Sunday, July 31, 2011

"Life begins once everything is washed away, and suddenly all is possible": Ava Lehrer on Ashbery's translation of Rimbaud

STONECUTTER's very own "poet-rebel" Ava Lehrer reviews John Ashbery's new translation of ILLUMINATIONS by Rimbaud for THE FASTER TIMES.

"Rimbaud breathed life into French language and poetry with the publication of Illuminations in 1886... The neologisms, juxtapositions, torrents of images, and novel play with rhythm and rhyme in these prose poems, exploded the language with great force. Illuminations is full of captivating images and themes: real and imagined pulsating cities, glimpses of bizarre characters on the streets and in dreams, the theater of humanity and the role of the performer—all of this intertwined with Rimbaud’s reflections and contemplations...In new ways his poetry inhabited that mystifying brink between active, visible reality and imaginative expanse.
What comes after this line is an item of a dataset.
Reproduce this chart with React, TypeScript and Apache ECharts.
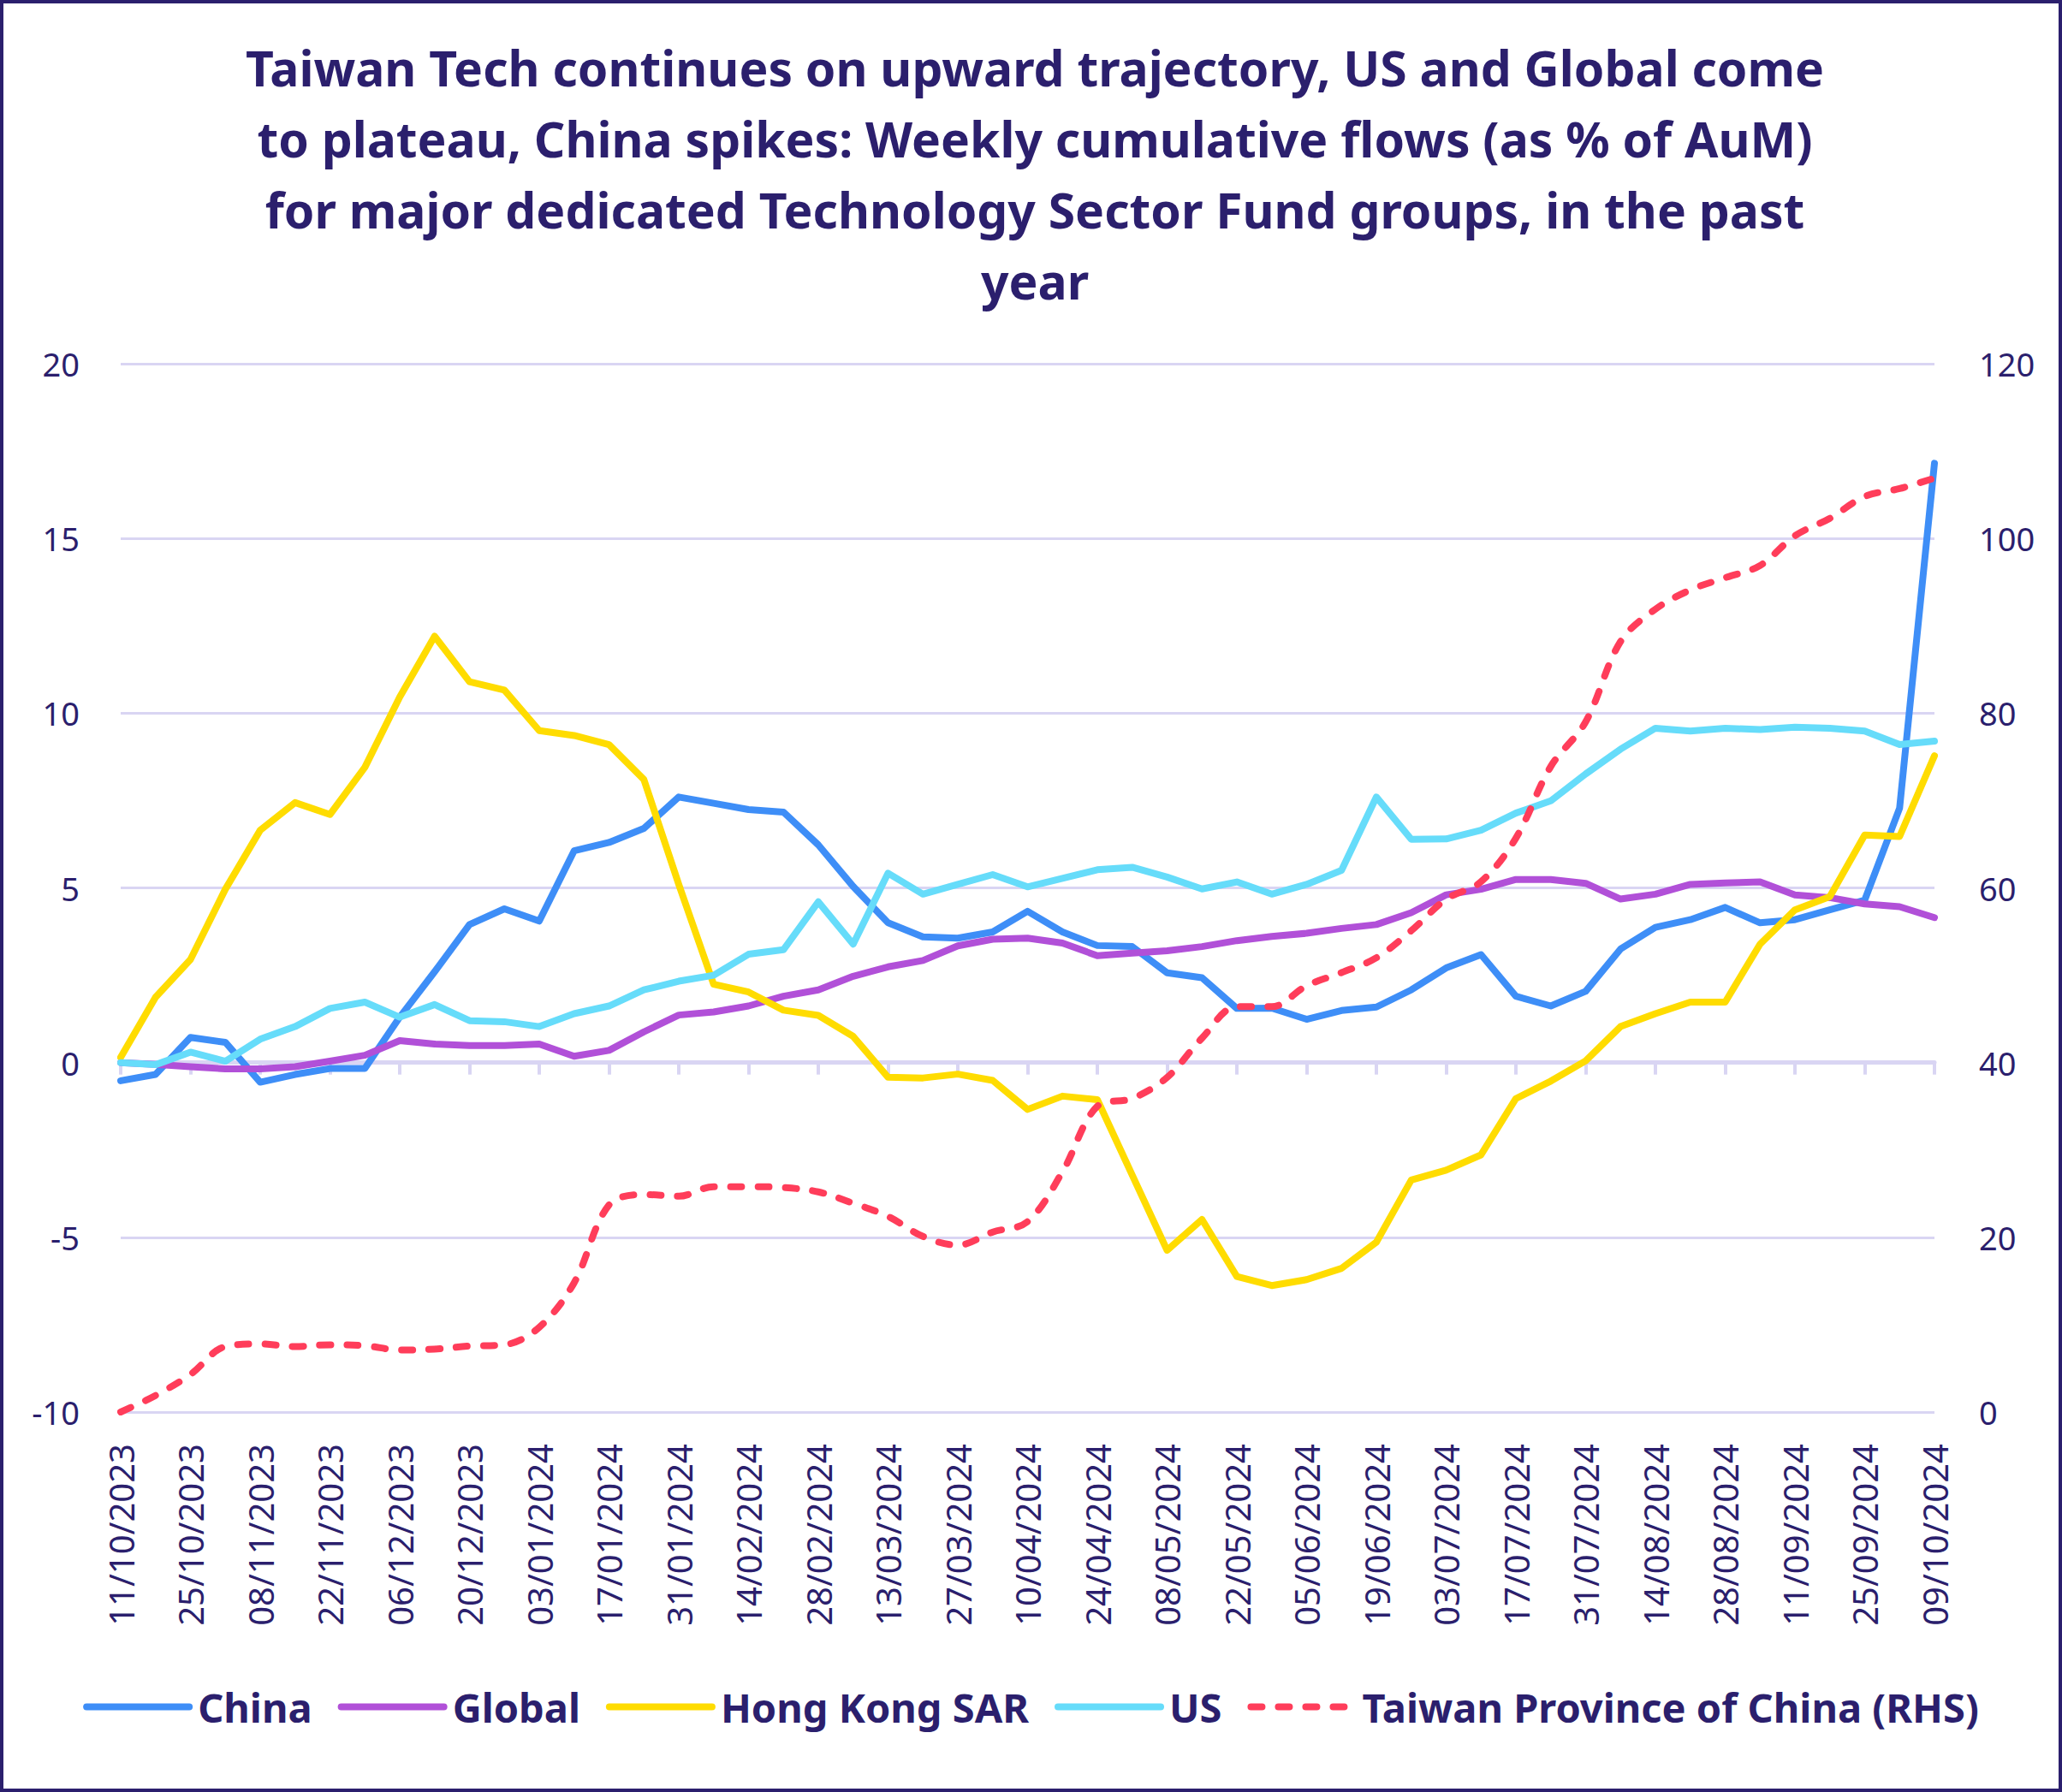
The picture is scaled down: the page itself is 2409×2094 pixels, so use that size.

Ashbery, too, stands at this non-space or “threshold,” as Rimbaud scholar Roger Little calls it, in much of his own poetry. And there are other similarities: sinuous lists of rushing images; keen attention to a poem’s visual aspects; and undercutting of “significant” moments with sudden and seemingly unrelated lines. These are characteristics of the Illuminations that have attracted editors and translators to the work again and again."